Quel est votre parcours ?
Je suis arrivée en France en tant qu'étudiante Erasmus, je viens d'Italie. Je me sens européenne. Je viens d'une ville très orientée vers le passé or pour moi venir en France, c'était remettre en perspective l'avenir. Pour moi la France c'était Simone de Beauvoir, Simone Veiln, Vivre dans un pays où il y avait la liberté, l'égalité et la fraternité. Je suis historienne en histoire de l'art. J'ai démarré ma carrière à 22 ans au Palais de Tokyo à Paris, où pendant sept ans j'ai côtoyé toute la scène artistique internationale. C'était une bouffée d'oxygène ! J'ai été directrice d'une école de mangas, j'allais alors souvent au Japon. J'ai ensuite dirigé Lille Design, et je suis passée par l'artisanat d'art : j'ai lancé, à l'époque, le salon des métiers d'art à Lens, qui existe toujours. Je suis sur un territoire pour lequel j'ai beaucoup d'affection, parce que le bassin minier est un lieu des possibles. Sa géographie, les terrils, c'est une renaissance. Au lieu de les raser, on a décidé d'en faire un patrimoine de l'Humanité. Pour ce lieu, on a choisi la Culture. On a créé la galerie du Temps, et Louvre-Lens Vallée. C'est un peu la réponse choisie pour ce territoire, et j'espère y contribuer, à ma petite échelle, avec une équipe de dix personnes qui est fantastique.
Qu'est-ce, pour vous, qu'un(e) décideur(se) ?
Un décideur, c'est pour moi quelqu'un qui a une vision. Un bon manager, un dirigeant, doit tracer une feuille de route et incarner cette vision. C'est fondamental. Et surtout, on ne peut jamais y arriver seul. Un bon décideur sait mettre en valeur les forces de son équipe. Il fédère autour d'une idée, une ambition. C'est aussi celui qui doit choisir. Pas pour soi, mais au service du projet. Je crois beaucoup en la notion de service public. On agit pour un territoire, au service des habitants.
Quelles sont les responsabilités qui lui incombent ?

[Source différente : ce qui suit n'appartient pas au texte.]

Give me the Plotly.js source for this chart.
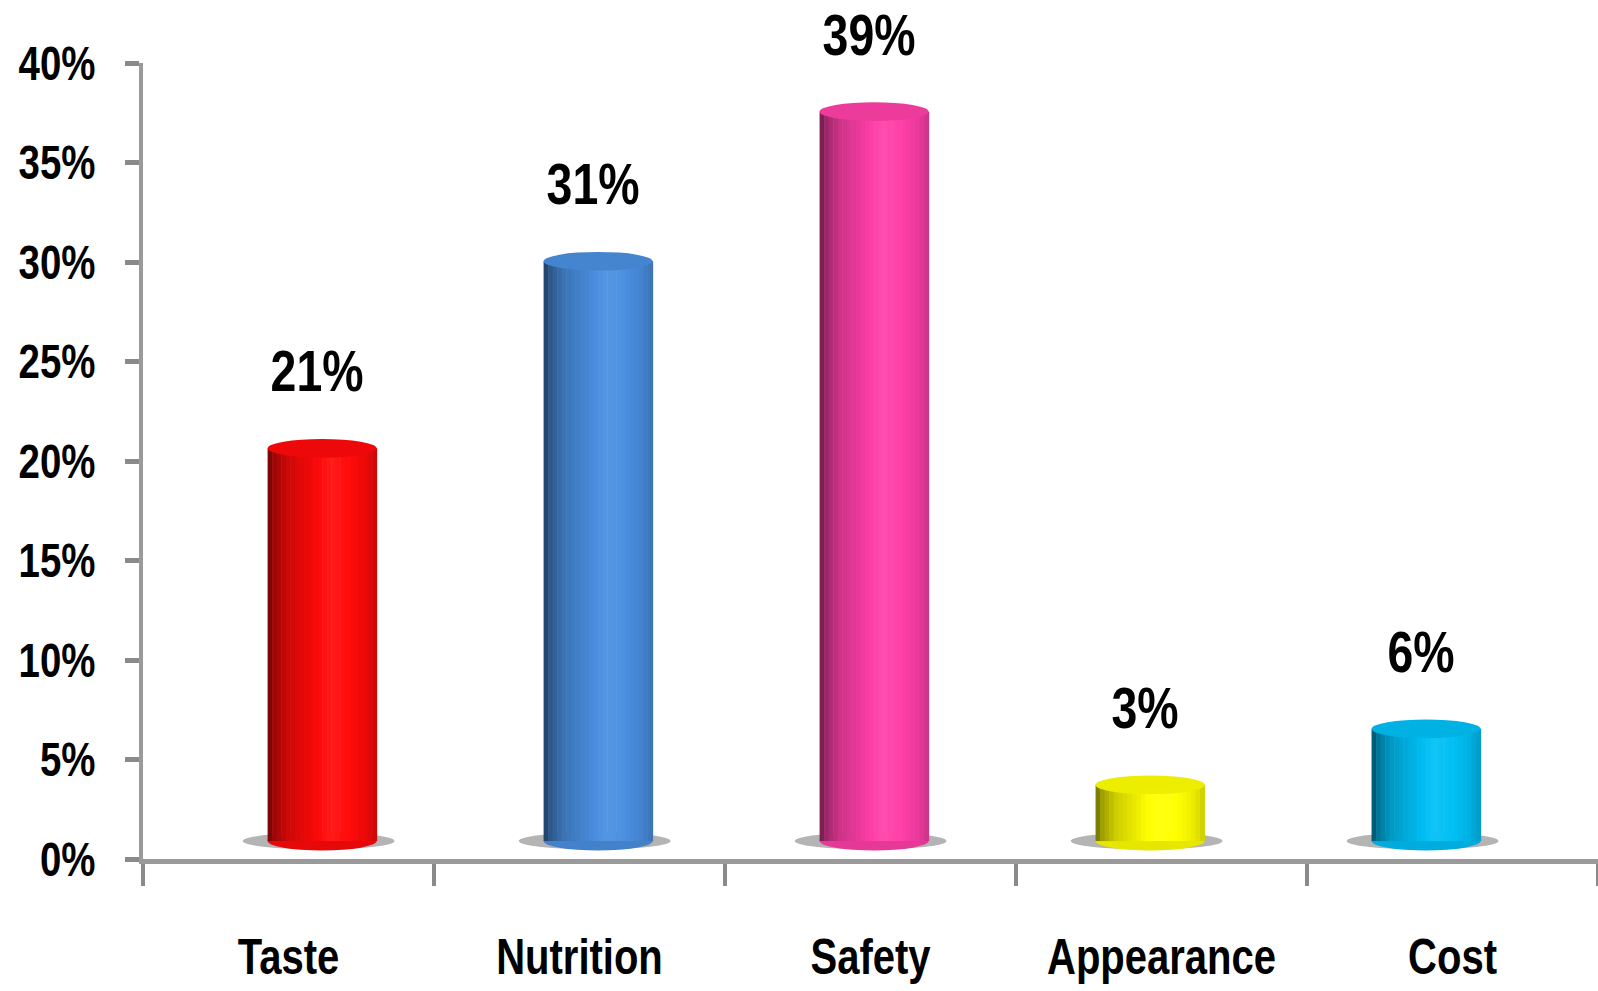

J'aime bien l'image de «sparring-partners» (partenaires d'entraînement dans certains sports, ndlr). Et plutôt que décideur, j'aime bien la notion d'éclaireur de chemin. Quelqu'un qui écrit la feuille de route. Qui dit je pense qu'il faut aller dans cette direction, mais je ne peux pas y aller seul. Mais il faut avoir le courage de prendre la route, et être capable parfois de prendre les coups en protégeant son équipe. C'est hyper important de soutenir, d'encourager ses collaborateurs. Pour le reste, j'ai une grande devise : «Si on veut obtenir quelque chose que l'on a jamais eu, il faut tenter quelque chose que l'on a jamais fait».
Quels sont les satisfactions et éventuelles difficultés rencontrées au quotidien ?
La grande difficulté, c'est que les femmes doivent toujours travailler trois fois plus que les hommes. Aujourd'hui, je peux le dire car j'ai 47 ans et que j'ai été plusieurs fois à la tête de grandes structures. Travailler plus pour parler moins, car notre parole est coupée en réunion, elle n'est pas écoutée. Il faut être déterminée, courageuse, et très très engagée au quotidien. Après, la grande satisfaction c'est de ne pas avoir peur d'affronter toutes sortes de projets. Je porte de grandes ambitions, et pour moi tout est possible dans la mesure où l'on a la détermination. Mais les grandes ambitions ne correspondent pas toujours aux réalités des moyens et des acteurs. Je reste toutefois habitée par l'idée de dessiner le futur. Je suis toujours sur l'impact à dix ans. Pour moi, la plus grande réussite est que certains de mes projets aient continué après moi, un peu comme une cheffe d'orchestre du collectif.
En tant que femme, auriez-vous un conseil à donner à une jeune décideuse ?
Cela se passe dès l'école. J'éduque mes enfants, qui sont deux garçons. Je leur lis tous les soirs un livre qui s'appelle «Histoires du soir pour filles rebelles». Je leur lis ainsi l'histoire d'une femme. Michelle Obama, Marie Curie, etc. Il faut avoir des modèles. J'ai dû m'en créer. On a besoin de cela car ces femmes ont été oubliées, invisibilisées. Il faut savoir s'indigner aussi, quand quelqu'un met en doute vos capacités. Mais les décideuses d'aujourd'hui vivent le «meToo», et c'est une bonne chose. Je conseillerais, enfin, de ne jamais arrêter de désirer les choses pour pouvoir les accomplir au mieux.